_SHORT PROBLEM_. In the listing below, locate the lines that hold "with" and copy them.

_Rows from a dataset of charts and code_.
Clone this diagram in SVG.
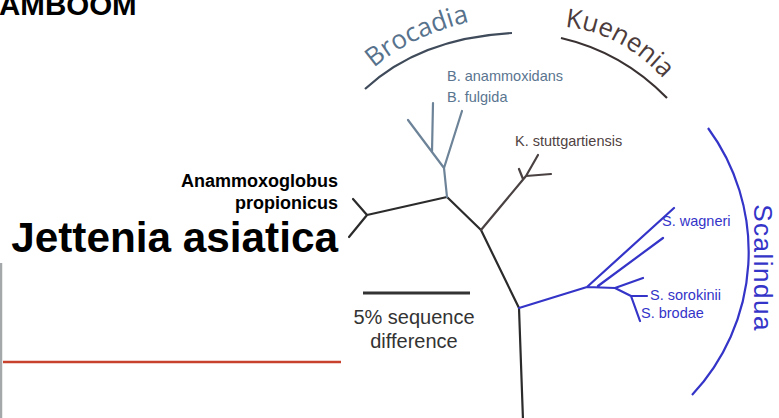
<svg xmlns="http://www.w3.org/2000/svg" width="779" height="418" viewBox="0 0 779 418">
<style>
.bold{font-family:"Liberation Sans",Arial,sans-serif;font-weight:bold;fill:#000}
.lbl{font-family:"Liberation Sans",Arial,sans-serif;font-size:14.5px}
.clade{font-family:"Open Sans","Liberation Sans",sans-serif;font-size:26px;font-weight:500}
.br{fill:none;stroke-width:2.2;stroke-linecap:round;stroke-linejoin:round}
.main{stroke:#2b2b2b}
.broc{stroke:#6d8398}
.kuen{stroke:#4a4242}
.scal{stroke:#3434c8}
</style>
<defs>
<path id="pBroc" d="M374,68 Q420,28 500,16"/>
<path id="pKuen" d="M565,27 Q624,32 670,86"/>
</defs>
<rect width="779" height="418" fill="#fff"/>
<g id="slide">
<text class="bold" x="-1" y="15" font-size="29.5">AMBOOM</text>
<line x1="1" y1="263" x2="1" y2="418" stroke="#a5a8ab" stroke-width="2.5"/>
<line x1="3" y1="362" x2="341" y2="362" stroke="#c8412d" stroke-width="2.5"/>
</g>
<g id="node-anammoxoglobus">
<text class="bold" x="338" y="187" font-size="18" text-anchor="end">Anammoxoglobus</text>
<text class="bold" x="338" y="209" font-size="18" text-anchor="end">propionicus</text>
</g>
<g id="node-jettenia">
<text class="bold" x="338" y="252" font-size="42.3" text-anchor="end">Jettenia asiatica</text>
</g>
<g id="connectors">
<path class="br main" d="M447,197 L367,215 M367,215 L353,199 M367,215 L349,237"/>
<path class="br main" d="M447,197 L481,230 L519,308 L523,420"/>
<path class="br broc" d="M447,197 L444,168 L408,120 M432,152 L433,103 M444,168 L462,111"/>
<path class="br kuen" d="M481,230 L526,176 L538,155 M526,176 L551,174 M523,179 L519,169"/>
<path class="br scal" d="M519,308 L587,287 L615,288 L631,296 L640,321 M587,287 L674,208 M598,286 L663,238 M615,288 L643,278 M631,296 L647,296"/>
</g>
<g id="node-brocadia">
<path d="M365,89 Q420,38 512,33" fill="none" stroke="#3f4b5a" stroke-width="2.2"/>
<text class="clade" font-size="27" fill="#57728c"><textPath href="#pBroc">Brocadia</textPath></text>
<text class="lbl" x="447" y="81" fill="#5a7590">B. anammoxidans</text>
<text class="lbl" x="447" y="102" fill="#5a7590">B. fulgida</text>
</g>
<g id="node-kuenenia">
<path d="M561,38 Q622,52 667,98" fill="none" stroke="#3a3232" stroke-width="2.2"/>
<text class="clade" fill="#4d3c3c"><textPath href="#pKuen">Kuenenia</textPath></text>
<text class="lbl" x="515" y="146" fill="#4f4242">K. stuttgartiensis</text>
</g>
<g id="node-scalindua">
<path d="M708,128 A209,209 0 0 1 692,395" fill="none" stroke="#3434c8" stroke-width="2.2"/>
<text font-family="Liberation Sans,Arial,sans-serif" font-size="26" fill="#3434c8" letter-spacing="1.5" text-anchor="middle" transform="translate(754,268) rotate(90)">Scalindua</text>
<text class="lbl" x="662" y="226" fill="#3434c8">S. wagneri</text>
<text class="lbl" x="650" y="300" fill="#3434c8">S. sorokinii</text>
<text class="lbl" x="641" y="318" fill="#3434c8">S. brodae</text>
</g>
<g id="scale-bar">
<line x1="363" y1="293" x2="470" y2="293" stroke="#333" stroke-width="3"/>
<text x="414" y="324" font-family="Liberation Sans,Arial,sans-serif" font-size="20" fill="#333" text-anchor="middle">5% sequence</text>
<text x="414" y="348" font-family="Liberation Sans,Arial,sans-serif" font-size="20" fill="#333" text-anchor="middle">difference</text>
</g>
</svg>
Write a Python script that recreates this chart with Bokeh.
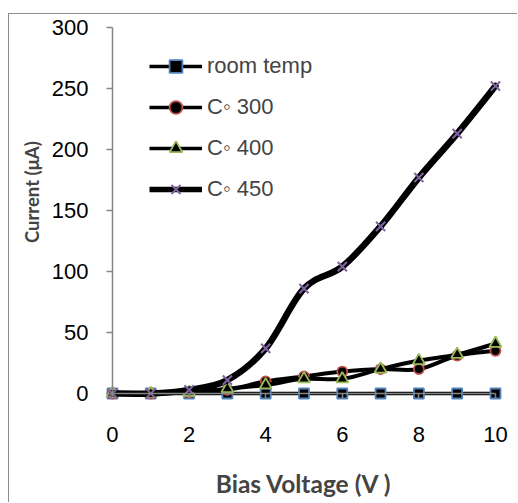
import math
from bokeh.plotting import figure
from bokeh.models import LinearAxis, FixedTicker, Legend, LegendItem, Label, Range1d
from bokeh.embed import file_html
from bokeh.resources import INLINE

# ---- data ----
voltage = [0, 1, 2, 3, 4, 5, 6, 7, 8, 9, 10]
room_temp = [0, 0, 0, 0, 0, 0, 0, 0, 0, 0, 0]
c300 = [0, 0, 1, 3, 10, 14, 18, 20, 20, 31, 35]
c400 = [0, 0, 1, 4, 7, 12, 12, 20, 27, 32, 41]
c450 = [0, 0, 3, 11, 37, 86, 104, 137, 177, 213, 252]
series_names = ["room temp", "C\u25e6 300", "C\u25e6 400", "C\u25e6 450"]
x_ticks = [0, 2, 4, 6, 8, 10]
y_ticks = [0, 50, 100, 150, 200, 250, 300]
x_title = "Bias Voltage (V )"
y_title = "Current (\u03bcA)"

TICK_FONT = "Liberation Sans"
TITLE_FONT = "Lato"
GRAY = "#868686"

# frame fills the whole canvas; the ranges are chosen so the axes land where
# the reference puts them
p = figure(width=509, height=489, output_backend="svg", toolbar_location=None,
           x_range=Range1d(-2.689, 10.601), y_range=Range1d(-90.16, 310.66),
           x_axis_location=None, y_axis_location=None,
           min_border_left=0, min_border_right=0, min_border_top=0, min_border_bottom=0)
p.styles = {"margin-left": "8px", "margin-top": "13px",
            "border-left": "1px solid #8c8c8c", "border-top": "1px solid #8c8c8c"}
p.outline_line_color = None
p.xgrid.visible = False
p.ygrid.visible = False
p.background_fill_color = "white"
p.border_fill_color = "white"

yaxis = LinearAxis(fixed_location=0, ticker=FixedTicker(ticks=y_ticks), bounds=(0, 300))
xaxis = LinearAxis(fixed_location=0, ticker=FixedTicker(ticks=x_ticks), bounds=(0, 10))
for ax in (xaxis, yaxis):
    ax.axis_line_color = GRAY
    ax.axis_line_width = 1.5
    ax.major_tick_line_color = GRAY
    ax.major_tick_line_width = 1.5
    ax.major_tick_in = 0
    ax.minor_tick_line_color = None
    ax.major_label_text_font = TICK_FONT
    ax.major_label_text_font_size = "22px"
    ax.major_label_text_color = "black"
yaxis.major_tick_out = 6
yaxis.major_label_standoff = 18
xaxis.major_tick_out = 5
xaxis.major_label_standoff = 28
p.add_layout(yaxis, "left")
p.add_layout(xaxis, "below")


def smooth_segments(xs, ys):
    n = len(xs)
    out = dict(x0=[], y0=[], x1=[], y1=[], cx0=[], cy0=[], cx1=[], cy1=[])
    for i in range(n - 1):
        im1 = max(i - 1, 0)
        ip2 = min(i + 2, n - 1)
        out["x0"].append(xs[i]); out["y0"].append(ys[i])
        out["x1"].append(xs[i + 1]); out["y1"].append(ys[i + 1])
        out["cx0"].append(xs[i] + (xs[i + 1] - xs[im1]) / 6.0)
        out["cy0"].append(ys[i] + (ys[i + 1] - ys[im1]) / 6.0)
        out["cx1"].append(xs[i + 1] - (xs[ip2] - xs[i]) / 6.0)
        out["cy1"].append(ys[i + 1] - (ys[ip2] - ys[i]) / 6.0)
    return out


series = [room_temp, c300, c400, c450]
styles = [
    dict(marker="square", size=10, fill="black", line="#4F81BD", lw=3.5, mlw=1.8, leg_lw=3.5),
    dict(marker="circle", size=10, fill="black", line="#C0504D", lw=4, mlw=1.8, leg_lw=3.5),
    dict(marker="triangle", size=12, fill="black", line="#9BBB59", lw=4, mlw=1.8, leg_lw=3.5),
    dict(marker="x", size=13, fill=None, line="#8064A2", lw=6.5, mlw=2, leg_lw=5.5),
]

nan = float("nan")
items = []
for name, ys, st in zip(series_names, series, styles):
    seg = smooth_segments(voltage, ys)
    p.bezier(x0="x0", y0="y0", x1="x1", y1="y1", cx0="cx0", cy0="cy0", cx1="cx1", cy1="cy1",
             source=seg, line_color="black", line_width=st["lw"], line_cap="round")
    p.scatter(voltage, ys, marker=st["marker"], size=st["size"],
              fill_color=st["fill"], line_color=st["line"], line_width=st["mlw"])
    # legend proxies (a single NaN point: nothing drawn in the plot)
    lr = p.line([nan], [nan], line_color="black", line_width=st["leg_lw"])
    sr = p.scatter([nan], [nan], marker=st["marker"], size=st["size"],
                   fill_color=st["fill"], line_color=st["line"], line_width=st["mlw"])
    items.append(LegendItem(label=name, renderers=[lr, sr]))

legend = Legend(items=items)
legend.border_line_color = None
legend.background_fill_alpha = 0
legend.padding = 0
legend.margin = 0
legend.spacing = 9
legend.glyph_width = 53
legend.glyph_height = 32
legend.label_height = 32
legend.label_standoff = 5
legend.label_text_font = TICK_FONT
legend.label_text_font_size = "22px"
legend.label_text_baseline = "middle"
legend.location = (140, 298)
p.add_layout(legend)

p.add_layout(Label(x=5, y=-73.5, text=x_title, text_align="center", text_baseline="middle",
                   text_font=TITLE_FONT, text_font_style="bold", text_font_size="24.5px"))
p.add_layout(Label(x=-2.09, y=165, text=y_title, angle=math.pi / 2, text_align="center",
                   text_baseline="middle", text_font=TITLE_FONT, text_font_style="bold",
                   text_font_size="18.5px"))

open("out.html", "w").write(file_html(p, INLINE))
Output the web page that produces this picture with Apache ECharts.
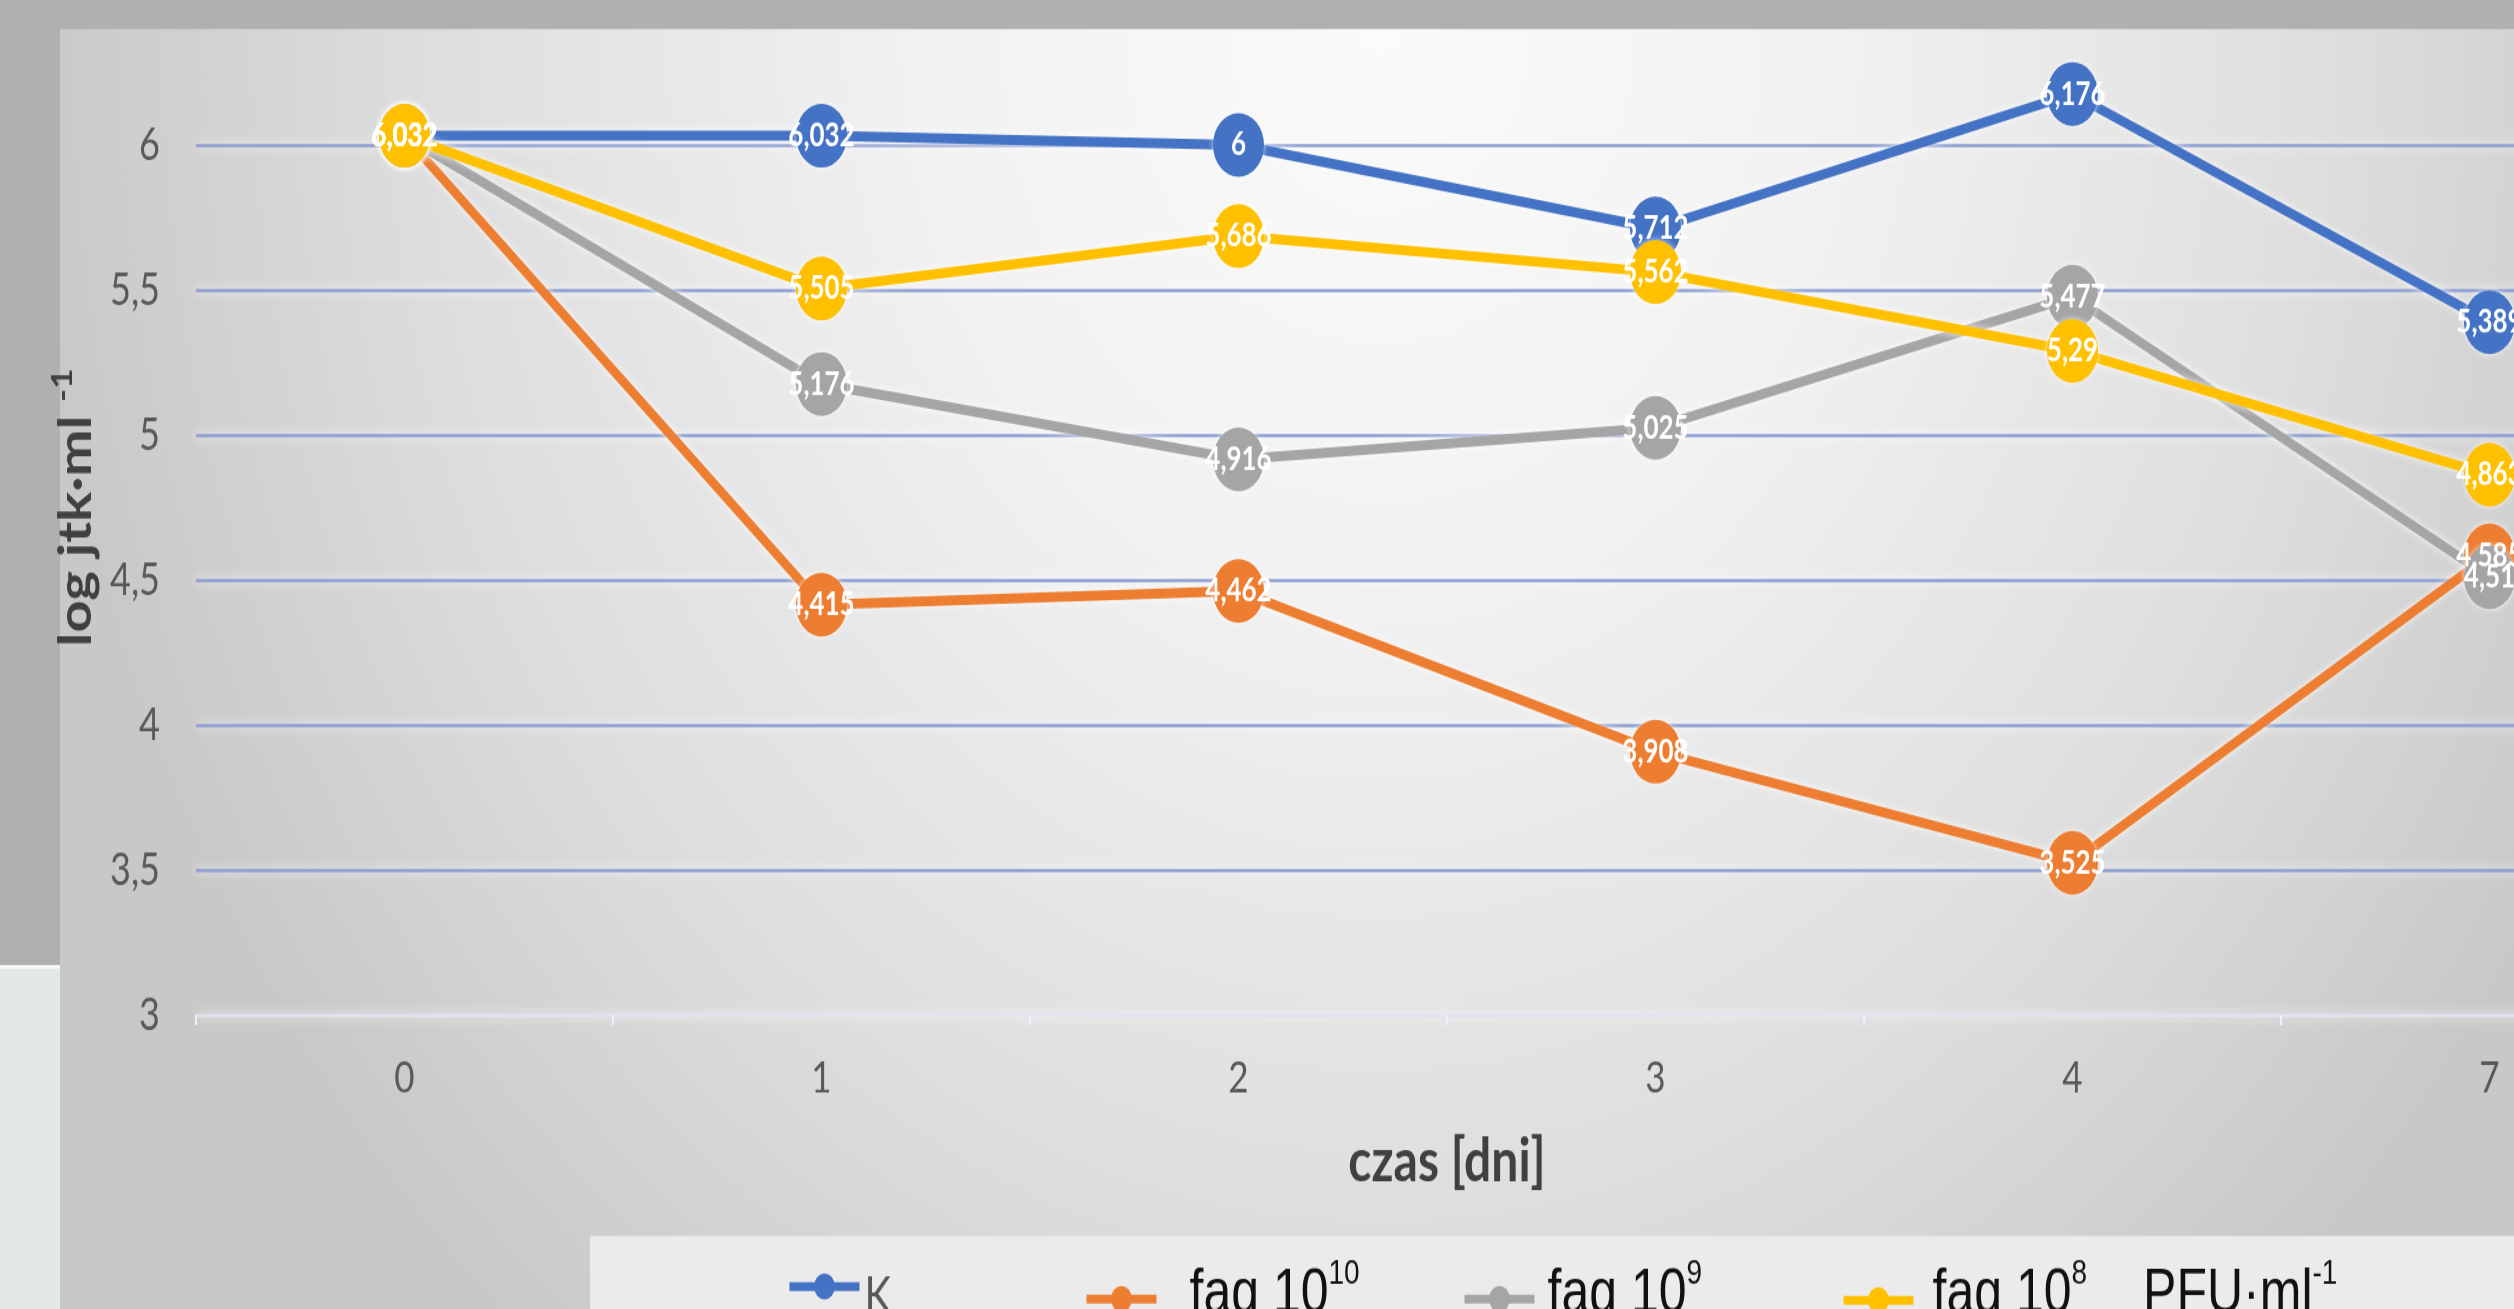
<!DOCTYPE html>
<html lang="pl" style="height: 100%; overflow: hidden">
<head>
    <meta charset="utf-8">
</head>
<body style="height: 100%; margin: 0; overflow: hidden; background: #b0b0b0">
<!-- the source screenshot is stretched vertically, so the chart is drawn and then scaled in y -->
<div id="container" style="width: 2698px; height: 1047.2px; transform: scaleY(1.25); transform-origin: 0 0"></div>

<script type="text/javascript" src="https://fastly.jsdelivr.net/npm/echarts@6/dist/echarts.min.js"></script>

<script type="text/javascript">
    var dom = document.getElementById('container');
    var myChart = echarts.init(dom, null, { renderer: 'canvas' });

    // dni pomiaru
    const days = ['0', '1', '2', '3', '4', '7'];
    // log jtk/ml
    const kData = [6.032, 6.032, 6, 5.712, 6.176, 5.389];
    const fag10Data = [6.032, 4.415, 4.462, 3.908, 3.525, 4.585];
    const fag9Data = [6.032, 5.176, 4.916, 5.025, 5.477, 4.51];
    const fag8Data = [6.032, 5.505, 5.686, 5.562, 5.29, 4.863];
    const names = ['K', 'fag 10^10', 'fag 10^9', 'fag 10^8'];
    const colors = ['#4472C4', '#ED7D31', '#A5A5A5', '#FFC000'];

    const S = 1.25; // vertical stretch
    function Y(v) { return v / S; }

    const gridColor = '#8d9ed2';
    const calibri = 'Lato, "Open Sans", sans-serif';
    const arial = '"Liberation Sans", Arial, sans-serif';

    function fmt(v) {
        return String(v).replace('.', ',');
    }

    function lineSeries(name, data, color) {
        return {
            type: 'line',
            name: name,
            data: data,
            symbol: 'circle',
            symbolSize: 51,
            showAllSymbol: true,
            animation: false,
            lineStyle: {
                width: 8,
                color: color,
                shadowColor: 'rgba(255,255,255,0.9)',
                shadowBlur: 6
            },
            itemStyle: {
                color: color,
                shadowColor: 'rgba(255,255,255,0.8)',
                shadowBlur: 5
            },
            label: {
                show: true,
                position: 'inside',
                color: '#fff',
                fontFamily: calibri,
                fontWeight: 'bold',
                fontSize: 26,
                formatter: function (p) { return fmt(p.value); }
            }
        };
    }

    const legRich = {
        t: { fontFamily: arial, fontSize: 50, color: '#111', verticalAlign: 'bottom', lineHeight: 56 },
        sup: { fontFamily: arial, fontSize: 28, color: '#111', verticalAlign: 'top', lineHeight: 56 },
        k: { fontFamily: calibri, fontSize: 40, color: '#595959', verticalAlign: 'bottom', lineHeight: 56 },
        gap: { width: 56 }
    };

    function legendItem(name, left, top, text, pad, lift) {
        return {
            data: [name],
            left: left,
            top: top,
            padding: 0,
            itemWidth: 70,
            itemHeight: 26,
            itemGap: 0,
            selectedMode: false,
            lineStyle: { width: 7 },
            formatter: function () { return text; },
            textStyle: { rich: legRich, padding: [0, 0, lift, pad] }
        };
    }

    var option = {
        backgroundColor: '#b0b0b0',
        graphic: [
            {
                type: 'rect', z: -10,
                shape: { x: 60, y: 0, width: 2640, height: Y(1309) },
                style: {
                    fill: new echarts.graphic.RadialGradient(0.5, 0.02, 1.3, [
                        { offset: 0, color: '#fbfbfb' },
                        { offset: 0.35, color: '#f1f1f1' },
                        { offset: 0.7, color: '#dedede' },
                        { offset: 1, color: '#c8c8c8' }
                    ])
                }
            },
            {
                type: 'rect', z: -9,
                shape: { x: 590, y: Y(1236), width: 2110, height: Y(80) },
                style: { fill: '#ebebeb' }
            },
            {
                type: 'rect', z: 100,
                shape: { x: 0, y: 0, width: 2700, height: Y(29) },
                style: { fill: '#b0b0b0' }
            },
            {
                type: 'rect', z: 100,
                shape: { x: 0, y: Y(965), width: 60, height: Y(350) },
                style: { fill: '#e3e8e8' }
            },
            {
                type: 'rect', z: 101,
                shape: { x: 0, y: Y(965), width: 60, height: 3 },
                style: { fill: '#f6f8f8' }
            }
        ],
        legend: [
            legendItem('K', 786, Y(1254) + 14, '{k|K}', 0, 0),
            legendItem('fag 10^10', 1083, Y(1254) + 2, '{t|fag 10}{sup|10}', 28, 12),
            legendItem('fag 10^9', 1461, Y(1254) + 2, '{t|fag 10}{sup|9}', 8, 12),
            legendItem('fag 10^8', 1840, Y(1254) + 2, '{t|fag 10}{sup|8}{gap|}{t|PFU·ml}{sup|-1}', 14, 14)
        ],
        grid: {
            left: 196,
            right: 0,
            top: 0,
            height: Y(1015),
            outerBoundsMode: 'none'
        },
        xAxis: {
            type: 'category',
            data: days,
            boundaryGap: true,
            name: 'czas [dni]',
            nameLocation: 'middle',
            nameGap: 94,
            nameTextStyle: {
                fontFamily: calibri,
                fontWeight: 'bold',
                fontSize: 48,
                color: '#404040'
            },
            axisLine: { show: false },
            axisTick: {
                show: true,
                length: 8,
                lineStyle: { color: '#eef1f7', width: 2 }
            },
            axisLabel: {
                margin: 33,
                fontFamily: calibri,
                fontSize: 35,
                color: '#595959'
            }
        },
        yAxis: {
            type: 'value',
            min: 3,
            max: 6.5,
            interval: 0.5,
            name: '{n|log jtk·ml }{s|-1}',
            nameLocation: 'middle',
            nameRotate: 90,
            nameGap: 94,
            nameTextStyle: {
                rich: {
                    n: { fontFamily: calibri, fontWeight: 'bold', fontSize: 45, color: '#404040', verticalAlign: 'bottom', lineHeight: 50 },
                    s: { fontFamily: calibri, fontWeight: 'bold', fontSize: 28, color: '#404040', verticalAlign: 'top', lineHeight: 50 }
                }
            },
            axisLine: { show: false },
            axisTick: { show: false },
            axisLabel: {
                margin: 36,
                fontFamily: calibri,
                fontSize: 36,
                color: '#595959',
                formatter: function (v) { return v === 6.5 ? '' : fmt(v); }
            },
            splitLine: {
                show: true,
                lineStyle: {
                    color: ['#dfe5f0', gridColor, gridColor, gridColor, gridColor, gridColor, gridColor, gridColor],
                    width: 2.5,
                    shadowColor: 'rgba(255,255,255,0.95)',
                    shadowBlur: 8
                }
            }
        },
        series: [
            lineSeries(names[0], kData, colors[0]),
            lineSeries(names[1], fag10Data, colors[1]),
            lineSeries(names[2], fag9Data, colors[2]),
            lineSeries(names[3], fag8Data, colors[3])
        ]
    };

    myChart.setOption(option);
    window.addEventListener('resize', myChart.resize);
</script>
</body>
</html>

_EXERCISE OUTPUT_.
Write a Python script that recreates this chart with Bokeh.
Output the web page that produces this picture with Apache ECharts.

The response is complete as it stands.